We disagree with the performance of refractive surgery in children under local anaesthesia and certainly this would not be possible in the younger age groups. One author reported safe and effective LASIK and PRK under topical anaesthesia in cooperative children aged 9–14.12 We have concerns about the use of PRK, particularly in higher degrees of myopia, which includes the group of children most likely to require treatment. Disadvantages include immediate pain management, longer visual rehabilitation, corneal haze, and myopic regression. This has been our experience in adults with high myopia treated with PRK. There are no randomised controlled trials comparing the efficacy of PRK and LASIK in children.
The child’s visual development is in a continuous state of flux. Therefore, it is important to highlight that the goal of refractive surgery in children is to achieve symmetry rather than emmetropia. Anisometropic amblyopia prevents the development of binocular single vision.13 Myopic anisometropic amblyopia is most refractory to treatment, because of non-compliance with spectacle or contact lens wear14 Conversely, it is also the most amenable to surgery. It is important to note that occlusion therapy may be necessary after surgery.
There are alternatives to LASIK such as phakic intraocular lens implantation and in the past; epikeratophakia. Phakic IOLs are associated with complications such as glaucoma, cataract formation, and endophthalmitis.15 Epikeratophakia yields long term integrity and stable visual acuity.16 However, it carries the risks inherent in donor tissue. LASIK is advantageous over other types of refractive surgery because it allows more rapid restoration of vision, minimum postoperative discomfort, and a lower incidence of corneal haze and preserves Bowman’s membrane.17
Clearly, children need a comprehensive preoperative examination. In our series, LASIK is only indicated where conventional treatment regimens have failed. The main objective is to remove or minimise the amblyogenic stimulus in the form of optical defocus. Although spectacles may be required postoperatively, the achievement of refractive symmetry reduces the risk of amblyopia. We recognise that aniseikonia is a potential complication; however, none of these children have so complained to date. Axial length measurements would require another general anaesthetic in younger children. The parents must be fully informed that LASIK is a new procedure with potential complications, that their child’s eye is growing, and that we are still not aware of the long term effects of LASIK.
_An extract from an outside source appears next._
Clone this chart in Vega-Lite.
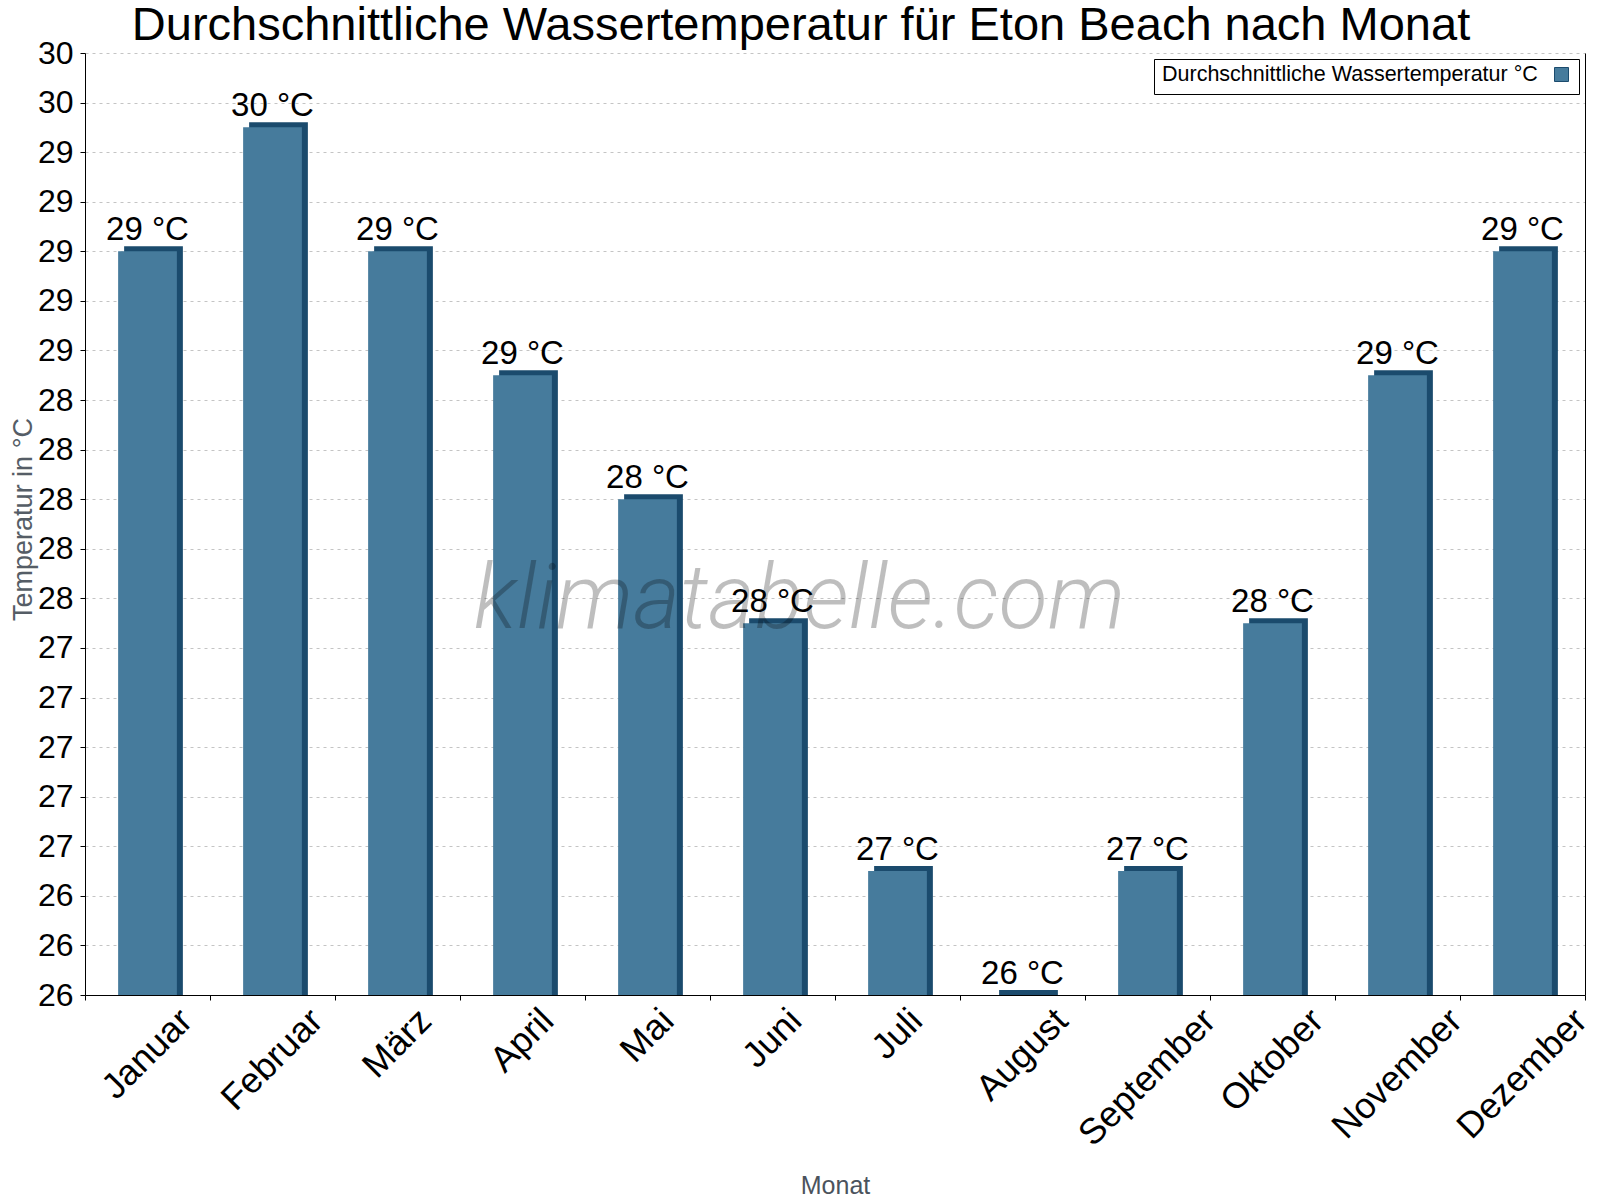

In summary, refractive surgery, particularly LASIK, at present offers hope in myopic anisometropia, particularly where traditional therapy has failed. There are specific considerations, including anaesthesia, preoperative examination, surgical technique and postoperative care. With careful follow up and long term experience, LASIK may also be extended to other indications including post-cataract surgery and refractive accommodative esotropia. Conventional management strategies afford excellent outcome in terms of visual acuity, binocular single vision, and ocular alignment. Glasses are the current treatment of choice in accommodative esodeviations.18 However, the majority of children never get out of glasses and long term spectacle wear may inhibit emmetropisation as the lens removes the retinal blur, which is most likely the stimulus for the myopic shift towards emmetropisation.19
Larger studies and long term follow up are necessary to fully elucidate the safety and efficacy profile of LASIK in children. In the meantime, we advocate the use of LASIK in children with anisometropia and high myopia to treat amblyopia refractory to conventional management regimes.